Мы с тобой и никого в округе.
Летний полдень. Камешки. Река.
И черешня липкая. И руки
все не разнимаются никак.
Книга «Соучастник» — впечатляющий поэтический разбег Романа Рубанова.
Мария Суворова, «Маленькие Марии»
М.: «Русский Гулливер», 2015
Какой спокойный голос у Марии Суворовой! А по-другому и быть не может: ее мир — добрые и немного печальные воспоминания, пространство — северная сторона, северный городок на реке, в которой, если она не покрыта льдом, просвечивает песчаное дно с зелеными водорослями. Суворова вспоминает, не погружаясь в воспоминания с головой, они — наполняют ее, живущую сегодняшним днем, они дают ее жизни, ее мироощущению измерение глубины. У автора, как правило — задумчивая, мечтательная, порой — даже и слегка растерянная интонация, и всегда ровное дыхание.
дрогнуло и побежало облачко — белое одеяло,
а ты медленно и вяло просыпаешься, удерживаешь его,
неловко на плече поправляя. мыслями
я далеко над этими облаками.
Вспоминать легче, чем жить. воспоминания
легче дождя,
Застилающего глаза, стирающего очертания <…>
Мария Суворова разговаривает с нами вовсе не крепким, уверенным голосом; к
ней нужно прислушаться, попасть на волну стихового настроения, принять
своеобразную манеру письма — которое живет словно бы без оглядки на читателя
(раскованный размер, свободный ритм, игнорирование точных рифм, — да и рифм
вообще). Голос Марии Суворовой — из сновидений, из забытья, откуда-то издалека,
и читать ее — словно сны смотреть. Она з
а б ы в а е т с я поэтическим забвением, в котором
нет места всему мелочному, суетному, и удерживает (как то самое дрогнувшее и
побежавшее облачко) памятные ей имена (рассыпанные по всей книге),
впечатления-ощущения прошлого и настоящего, н а з ы в а е т предметы и явления.
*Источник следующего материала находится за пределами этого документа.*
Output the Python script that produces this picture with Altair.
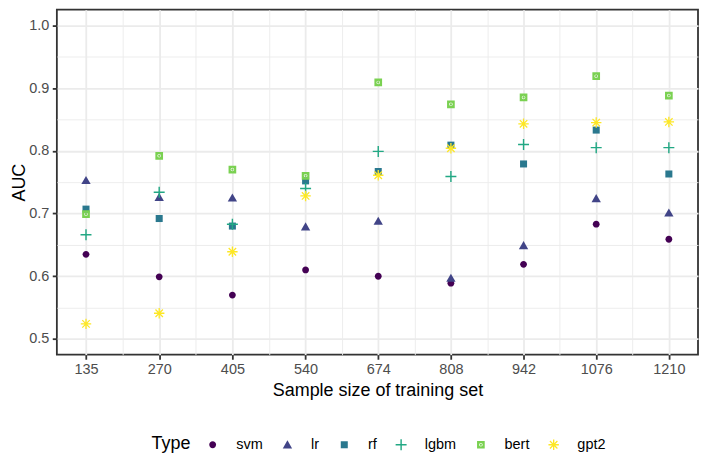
import altair as alt
import pandas as pd

sizes = [135, 270, 405, 540, 674, 808, 942, 1076, 1210]
types = ["svm", "lr", "rf", "lgbm", "bert", "gpt2"]
colors = ["#440154", "#414487", "#2A788E", "#22A884", "#7AD151", "#FDE725"]

svm = [0.635, 0.599, 0.570, 0.610, 0.600, 0.589, 0.619, 0.683, 0.659]
lr = [0.753, 0.726, 0.725, 0.679, 0.688, 0.597, 0.649, 0.724, 0.701]
rf = [0.707, 0.692, 0.680, 0.752, 0.767, 0.809, 0.779, 0.833, 0.763]
lgbm = [0.666, 0.734, 0.683, 0.740, 0.799, 0.759, 0.810, 0.805, 0.805]
bert = [0.699, 0.792, 0.770, 0.760, 0.909, 0.874, 0.885, 0.919, 0.888]
gpt2 = [0.524, 0.541, 0.639, 0.728, 0.761, 0.804, 0.843, 0.845, 0.846]

y_major = [0.5, 0.6, 0.7, 0.8, 0.9, 1.0]
y_minor = [0.55, 0.65, 0.75, 0.85, 0.95]

series = {"svm": svm, "lr": lr, "rf": rf, "lgbm": lgbm, "bert": bert, "gpt2": gpt2}
rows = [{"size": s, "AUC": v, "Type": t}
        for t in types for s, v in zip(sizes, series[t])]
df = pd.DataFrame(rows)

x_minor = [(a + b) / 2 for a, b in zip(sizes[:-1], sizes[1:])]
x_ticks = sorted(sizes + x_minor)
y_ticks = sorted(y_major + y_minor)

# symbol shapes (ggplot pch 16, 17, 15, 3, bert square, 8)
circle = "M0.62,0A0.62,0.62 0 1,1 -0.62,0A0.62,0.62 0 1,1 0.62,0Z"
triangle = "M0,-0.8L0.85,0.68L-0.85,0.68Z"
square = "M-0.64,-0.64H0.64V0.64H-0.64Z"
plus = "M-1,-0.13H-0.13V-1H0.13V-0.13H1V0.13H0.13V1H-0.13V0.13H-1Z"
bert_sq = ("M-0.7,-0.7H0.7V0.7H-0.7Z"
           "M0,-0.32A0.32,0.32 0 1,0 0,0.32A0.32,0.32 0 1,0 0,-0.32Z"
           "M0,-0.2A0.2,0.2 0 1,1 0,0.2A0.2,0.2 0 1,1 0,-0.2Z")
aster = ("M-0.95,-0.12H0.95V0.12H-0.95Z"
         "M-0.12,-0.95H0.12V0.95H-0.12Z"
         "M-0.76,-0.6L-0.6,-0.76L0.76,0.6L0.6,0.76Z"
         "M-0.76,0.6L0.6,-0.76L0.76,-0.6L-0.6,0.76Z")
shapes = [circle, triangle, square, plus, bert_sq, aster]

x_test = "indexof([" + ",".join(str(s) for s in sizes) + "], datum.value) >= 0"
y_test = "abs(datum.value*10 - round(datum.value*10)) < 0.001"

GRID = "#EBEBEB"
DARK = "#333333"
FONT = "Liberation Sans"

x_axis = alt.Axis(
    values=x_ticks,
    title="Sample size of training set",
    labelExpr=f"({x_test}) ? format(datum.value, 'd') : ''",
    labelOverlap=False,
    labelFlush=False,
    tickOpacity={"condition": {"test": x_test, "value": 1}, "value": 0},
    gridWidth={"condition": {"test": x_test, "value": 1.8}, "value": 0.9},
    titlePadding=5,
)
y_axis = alt.Axis(
    values=y_ticks,
    title="AUC",
    labelExpr=f"({y_test}) ? format(datum.value, '.1f') : ''",
    labelOverlap=False,
    labelFlush=False,
    tickOpacity={"condition": {"test": y_test, "value": 1}, "value": 0},
    gridWidth={"condition": {"test": y_test, "value": 1.8}, "value": 0.9},
    titlePadding=0,
)

chart = alt.Chart(df).mark_point(
    filled=True, opacity=1, size=121, strokeWidth=0
).encode(
    x=alt.X("size:Q", axis=x_axis,
            scale=alt.Scale(domain=[81.25, 1263.75], nice=False, zero=False)),
    y=alt.Y("AUC:Q", axis=y_axis,
            scale=alt.Scale(domain=[0.475, 1.025], nice=False, zero=False)),
    color=alt.Color("Type:N", scale=alt.Scale(domain=types, range=colors),
                    legend=alt.Legend(
                        orient="none", legendX=95, legendY=429,
                        direction="horizontal", titleOrient="left",
                        title="Type")),
    shape=alt.Shape("Type:N", scale=alt.Scale(domain=types, range=shapes)),
).properties(
    width=643, height=346,
    autosize=alt.AutoSizeParams(type="none"),
    padding={"left": 49, "top": 1, "right": 2, "bottom": 102},
).configure(
    font=FONT,
).configure_view(
    stroke=DARK, strokeWidth=1.8,
).configure_axis(
    domain=False,
    gridColor=GRID,
    tickColor=DARK, tickWidth=1.8, tickSize=4.6,
    labelColor="#4D4D4D", labelFontSize=14.5, labelFont=FONT, labelPadding=3.5,
    titleColor="#000000", titleFontSize=18, titleFont=FONT, titleFontWeight="normal",
).configure_legend(
    titleFontSize=18, titleFont=FONT, titleFontWeight="normal", titleColor="#000000",
    labelFontSize=14.5, labelFont=FONT, labelColor="#000000",
    symbolSize=121, symbolStrokeWidth=0, symbolOpacity=1,
    labelOffset=16.5, columnPadding=17, titlePadding=14,
)

chart.save("out.html", embed_options={"renderer": "svg", "actions": False})
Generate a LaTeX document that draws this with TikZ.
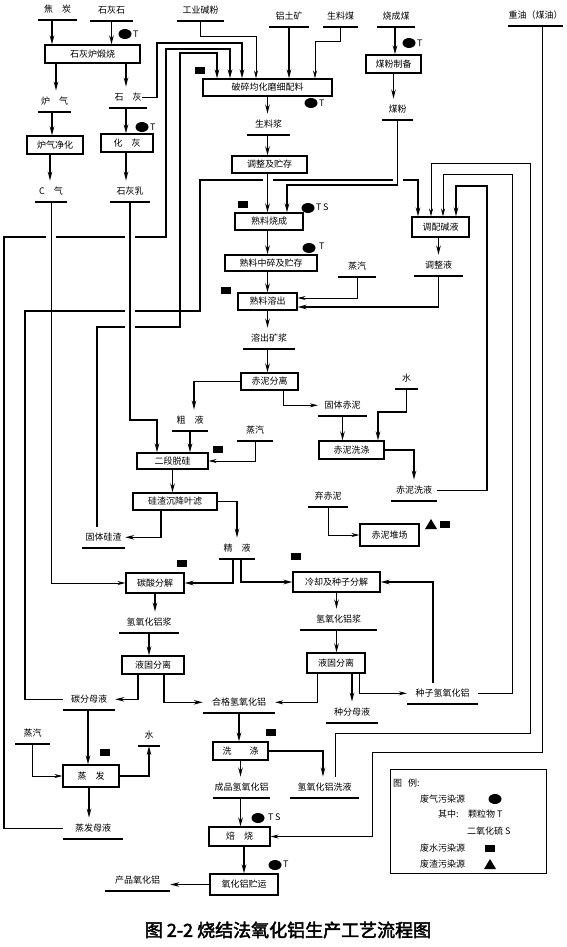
\documentclass[tikz,border=0pt]{standalone}
\usepackage{fontspec}
\setmainfont{Noto Sans CJK SC}[AutoFakeBold=2.5]
\usetikzlibrary{arrows.meta}
\newcommand\cjksp{\hspace{9pt}}
\newcommand\blob[2]{\fill (#1,#2) ellipse [x radius=6.5pt, y radius=5pt];}
\newcommand\wsq[2]{\fill (#1-5,#2-3.5) rectangle (#1+5,#2+3.5);}
\newcommand\tri[2]{\fill (#1-6,#2+5) -- (#1+6,#2+5) -- (#1,#2-5) -- cycle;}
\newcommand\crossgap[3]{\fill[white] (#1-5,#2-2.6) rectangle (#1+5,#2+2.6); \draw[line width=#3] (#1,#2-3.5) -- (#1,#2+3.5);}
\begin{document}
\begin{tikzpicture}[x=1pt,y=-1pt,
  every node/.style={font=\fontsize{9}{10}\selectfont},
  bx/.style 2 args={draw,line width=1.1pt,inner sep=0pt,minimum width=#1pt,minimum height=#2pt},
  lab/.style={anchor=south,inner xsep=0pt,inner ysep=6pt,text height=7.5pt,text depth=1.5pt,minimum width=#1pt},
  uline/.style={line width=1.6pt},
  flow/.style={line width=1.5pt,-{Stealth[length=9pt,width=4.5pt]}},
  thin/.style={line width=0.8pt,-{Stealth[length=8pt,width=4pt]}},
  mk/.style={anchor=west,inner sep=0pt}]
\fill[white] (0,0) rectangle (567,947);
\useasboundingbox (0,0) rectangle (567,947);

% ---------- nodes ----------
\node[lab=39] (jt) at (57.5,20) {焦\cjksp 炭};
\node[lab=43] (shs) at (111.5,21) {石灰石};
\node[lab=47] (gyjf) at (200.5,21) {工业碱粉};
\node[lab=40] (lt) at (289,27) {铝土矿};
\node[lab=35] (slm) at (340.5,27) {生料煤};
\node[lab=38] (scm) at (396,27) {烧成煤};
\node[lab=55] (zy) at (535.5,26) {重油（煤油）};
\node[bx={95}{18}] (shlds) at (92.5,54) {石灰炉煅烧};
\node[lab=33] (lq) at (54.5,112) {炉\cjksp 气};
\node[bx={56}{18}] (lqjh) at (55,145) {炉气净化};
\node[lab=32] (cq) at (51,202) {C\cjksp 气};
\node[lab=38] (sh) at (128,108) {石\cjksp 灰};
\node[bx={52}{18}] (hh) at (127,143) {化\cjksp 灰};
\node[lab=40] (shr) at (130,202) {石灰乳};
\node[bx={129}{17}] (psjh) at (267.5,87.5) {破碎均化磨细配料};
\node[bx={55}{18}] (mfzb) at (393.5,64) {煤粉制备};
\node[lab=31] (mf) at (397.5,120) {煤粉};
\node[lab=43] (slj) at (268.5,135) {生料浆};
\node[bx={75}{17}] (tzzc) at (269.5,164.5) {调整及贮存};
\node[bx={68}{17}] (slsc) at (269,221.5) {熟料烧成};
\node[bx={92}{16}] (slzs) at (271,263) {熟料中碎及贮存};
\node[bx={59}{17}] (slrc) at (267.5,301.5) {熟料溶出};
\node[lab=52] (rckj) at (269,349) {溶出矿浆};
\node[bx={57}{17}] (nfl) at (269.5,381.5) {赤泥分离};
\node[lab=36] (cy) at (190,431) {粗\cjksp 液};
\node[lab=49] (gtcn) at (342.5,416) {固体赤泥};
\node[bx={65}{18}] (cnxd) at (351.5,450) {赤泥洗涤};
\node[lab=23] (s1) at (406.5,389) {水};
\node[lab=46] (cnxy) at (414,501) {赤泥洗液};
\node[lab=40] (qcn) at (328,507) {弃赤泥};
\node[bx={59}{22}] (cndc) at (389.5,535) {赤泥堆场};
\node[bx={57}{20}] (tpjy) at (440.5,227) {调配碱液};
\node[lab=49] (tzy) at (438.5,276) {调整液};
\node[lab=38] (zq1) at (357,277) {蒸汽};
\node[bx={71}{16}] (edtg) at (172.5,461) {二段脱硅};
\node[lab=36] (zq2) at (255,441) {蒸汽};
\node[bx={84}{17}] (gzcj) at (175,501.5) {硅渣沉降叶滤};
\node[lab=36] (jy) at (237,559) {精\cjksp 液};
\node[lab=43] (gtgz) at (103.5,548) {固体硅渣};
\node[bx={58}{20}] (tsfj) at (155,583) {碳酸分解};
\node[bx={87}{20}] (lqzf) at (336.5,582) {冷却及种子分解};
\node[lab=60] (qyh1) at (149,633) {氢氧化铝浆};
\node[lab=77] (qyh2) at (338.5,630) {氢氧化铝浆};
\node[bx={62}{18}] (ygfl1) at (153,665) {液固分离};
\node[bx={58}{20}] (ygfl2) at (336,663) {液固分离};
\node[lab=52] (tfmy) at (89,710) {碳分母液};
\node[lab=72] (hg) at (239,713) {合格氢氧化铝};
\node[lab=52] (zfmy) at (352,723) {种分母液};
\node[lab=71] (zzq) at (442.5,704) {种子氢氧化铝};
\node[bx={55}{18}] (xd) at (240.5,751) {洗\cjksp\cjksp 涤};
\node[lab=69] (qxy) at (324.5,798) {氢氧化铝洗液};
\node[lab=57] (cp) at (241.5,798) {成品氢氧化铝};
\node[bx={61}{19}] (bs) at (239.5,836.5) {焙\cjksp 烧};
\node[bx={68}{21}] (cy2) at (244,884.5) {氧化铝贮运};
\node[lab=65] (cpy) at (137.5,891) {产品氧化铝};
\node[lab=35] (zq3) at (32.5,744) {蒸汽};
\node[lab=22] (s2) at (149,746) {水};
\node[bx={56}{22}] (zf) at (91,776) {蒸\cjksp 发};
\node[lab=60] (zfmy2) at (93,839) {蒸发母液};

\foreach \n in {jt,shs,gyjf,lt,slm,scm,zy,lq,cq,sh,shr,mf,slj,rckj,cy,gtcn,s1,cnxy,qcn,tzy,zq1,zq2,jy,gtgz,qyh1,qyh2,tfmy,hg,zfmy,zzq,qxy,cp,cpy,zq3,s2,zfmy2}
  \draw[uline] (\n.south west) -- (\n.south east);

% ---------- connectors: top ----------
\draw[flow] ([xshift=-5.5pt]jt.south) -- ([xshift=-40.5pt]shlds.north);
\draw[flow] (shs.south) -- ([xshift=19pt]shlds.north);
\draw[flow] ([xshift=-36.5pt]shlds.south) -- ([xshift=1.5pt]lq.north);
\draw[flow] ([xshift=-2.5pt]lq.south) -- ([xshift=-3pt]lqjh.north);
\draw[flow] ([xshift=-5pt]lqjh.south) -- ([xshift=-1pt]cq.north);
\draw[flow] ([xshift=33.5pt]shlds.south) -- ([xshift=-2pt]sh.north);
\draw[flow] ([xshift=-2pt]sh.south) -- ([xshift=-1pt]hh.north);
\draw[flow] ([xshift=-1pt]hh.south) -- ([xshift=-4pt]shr.north);
\draw[flow] ([xshift=-5pt]sh.east) -| (157,43) -| ([xshift=-25.5pt]psjh.north);
\draw[thin] (gyjf.south) |- (256,36) -- ([xshift=-11.5pt]psjh.north);
\draw[flow] (lt.south) -- ([xshift=21.5pt]psjh.north);
\draw[thin] (slm.south) |- (315,41) -- ([xshift=47.5pt]psjh.north);
\draw[flow] ([xshift=-1pt]scm.south) -- ([xshift=1.5pt]mfzb.north);
\draw[flow] (mfzb.south) -- ([xshift=-4pt]mf.north);
\draw[flow] (mf.south) |- (287,185) -- ([xshift=18pt]slsc.north);

% ---------- main column ----------
\draw[flow] (psjh.south) -- ([xshift=-1pt]slj.north);
\draw[flow] ([xshift=-1pt]slj.south) -- ([xshift=-2pt]tzzc.north);
\draw[flow] ([xshift=-2pt]tzzc.south) -- ([xshift=-1.5pt]slsc.north);
\draw[flow] ([xshift=-1.5pt]slsc.south) -- ([xshift=-3.5pt]slzs.north);
\draw[flow] ([xshift=-3.5pt]slzs.south) -- (slrc.north);
\draw[flow] (slrc.south) -- ([xshift=-1.5pt]rckj.north);
\draw[flow] ([xshift=-1.5pt]rckj.south) -- ([xshift=-2pt]nfl.north);
\draw[flow] (nfl.west) -| ([xshift=4pt]cy.north);
\draw[thin] ([xshift=13.5pt]nfl.south) |- (gtcn.west);
\draw[flow] (gtcn.south) -- ([xshift=-9pt]cnxd.north);
\draw[flow] (s1.south) |- (378,412) -- ([xshift=26.5pt]cnxd.north);
\draw[flow] (cnxd.east) -| (cnxy.north);
\draw[thin] (qcn.south) |- (cndc.west);

% ---------- recycle lines ----------
\draw[flow] (cnxy.east) -| (487,186) -| ([xshift=15.5pt]tpjy.north);
\draw[thin] (zzq.east) -| (512,174) -| ([xshift=2.5pt]tpjy.north);
\draw[thin] ([xshift=10.5pt]qxy.north) |- (530,733) |- (431,163) -- ([xshift=-9.5pt]tpjy.north);
\draw[flow] (tfmy.west) -| (25,311) -| (200,180) -| ([xshift=-22.5pt]tpjy.north);
\draw[flow] ([xshift=-6.5pt]gtgz.north) |- (180,327) |- (217,53) -- ([xshift=-50.5pt]psjh.north);
\draw[flow] (zfmy2.west) -| (4,237) -| (166,49) -| ([xshift=-37.5pt]psjh.north);
\draw[thin] ([xshift=6.5pt]zy.south) |- (372,752) |- (bs.east);

\draw[flow] (tzy.north |- tpjy.south) -- (tzy.north);
\draw[flow] (tzy.south) |- ([yshift=-5.5pt]slrc.east);
\draw[thin] (zq1.south) |- ([yshift=3.5pt]slrc.east);

% ---------- desilication / decomposition ----------
\draw[flow] (shr.south) |- (157,420) -- ([xshift=-15.5pt]edtg.north);
\draw[flow] (cy.south) -- ([xshift=17.5pt]edtg.north);
\draw[thin] (zq2.south) |- (edtg.east);
\draw[flow] (edtg.south) -- ([xshift=-2.5pt]gzcj.north);
\draw[flow] (gzcj.east) -| (jy.north);
\draw[flow] ([xshift=-14pt]gzcj.south) |- (gtgz.east);
\draw[flow] ([xshift=-4pt]jy.south) |- (tsfj.east);
\draw[flow] ([xshift=4pt]jy.south) |- (lqzf.west);
\draw[thin] (cq.south) |- (tsfj.west);
\draw[flow] (tsfj.south) -- ([xshift=6pt]qyh1.north);
\draw[flow] (qyh1.south) -- ([xshift=-4pt]ygfl1.north);
\draw[flow] ([xshift=-15pt]ygfl1.south) |- (tfmy.east);
\draw[flow] ([xshift=11pt]ygfl1.south) |- (hg.west);
\draw[flow] (lqzf.south) -- ([xshift=-2pt]qyh2.north);
\draw[flow] ([xshift=-2pt]qyh2.south) -- ([xshift=0.5pt]ygfl2.north);
\draw[thin] ([xshift=-19pt]ygfl2.south) |- (hg.east);
\draw[flow] ([xshift=16pt]ygfl2.south) -- (zfmy.north);
\draw[thin] ([xshift=23pt]ygfl2.south) |- (zzq.west);
\draw[flow] ([xshift=-9.5pt]zzq.north) |- (lqzf.east);
\draw[flow] (hg.south) -- ([xshift=-1.5pt]xd.north);
\draw[flow] (xd.east) -| ([xshift=-1.5pt]qxy.north);
\draw[flow] (xd.south) -- ([xshift=-1pt]cp.north);
\draw[flow] ([xshift=-1pt]cp.south) -- ([xshift=1pt]bs.north);
\draw[flow] ([xshift=4.5pt]bs.south) -- (cy2.north);
\draw[flow] (cy2.west) -- (cy2.west -| cpy.east);
\draw[flow] ([xshift=-1pt]tfmy.south) -- ([xshift=-3pt]zf.north);
\draw[flow] ([xshift=-2pt]zf.south) -- ([xshift=-4pt]zfmy2.north);
\draw[thin] (zq3.south) |- (zf.west);
\draw[flow] (zf.east) -| (s2.south);

% ---------- crossing gaps ----------
\crossgap{51}{237}{0.8pt}
\crossgap{130}{237}{1.5pt}
\crossgap{130}{311}{1.5pt}
\crossgap{130}{327}{1.5pt}
\crossgap{267.5}{180}{1.5pt}
\crossgap{397.5}{180}{1.5pt}

% ---------- pollution markers ----------
\blob{125}{34} \node[mk] at (133,34) {T};
\blob{142}{127} \node[mk] at (150,127) {T};
\blob{311}{103} \node[mk] at (319,103) {T};
\blob{409}{43} \node[mk] at (417,43) {T};
\blob{308}{208} \node[mk] at (316,207) {T\,S};
\blob{309}{248} \node[mk] at (319,246) {T};
\blob{258}{818} \node[mk] at (268,817) {T\,S};
\blob{275}{865} \node[mk] at (283,864) {T};
\wsq{200}{71} \wsq{243}{204} \wsq{226}{290} \wsq{218}{449}
\wsq{182}{563} \wsq{296}{556} \wsq{271}{732} \wsq{105}{752}
\tri{431}{524} \wsq{445}{524}

% ---------- legend ----------
\node[draw,line width=1.2pt,minimum width=156pt,minimum height=104pt,anchor=north west,inner sep=0pt] (leg) at (390,769) {};
\node[mk] at (393,783) {图\hspace{6pt}例:};
\node[mk] at (420,799) {废气污染源}; \blob{495}{799}
\node[mk] at (438,814) {其中:};
\node[mk] at (468,814) {颗粒物 T};
\node[mk] at (467,831) {二氧化硫 S};
\node[mk] at (420,848) {废水污染源}; \wsq{490}{848}
\node[mk] at (420,864) {废渣污染源}; \tri{490}{864}

% ---------- title ----------
\node[font=\fontsize{18}{20}\selectfont\bfseries] (title) at (288,930) {图 2-2 烧结法氧化铝生产工艺流程图};
\end{tikzpicture}
\end{document}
«Остается слово, к которому не подобрать слов», — сказано в одном из
стихотворений; но слова, однако, подбираются — и не просто подбираются, а уже
на узнаваемом, суворовском языке, ведь «говорить на своем языке — / Единственно
необходимо».
Сборник «Маленькие Марии» — первая московская книга талантливой вологжанки. Удивительный все-таки город Вологда: говоря
словами Наты Сучковой, автора предисловия к этому
сборнику, — одуреть, сколько в ней отличных поэтов!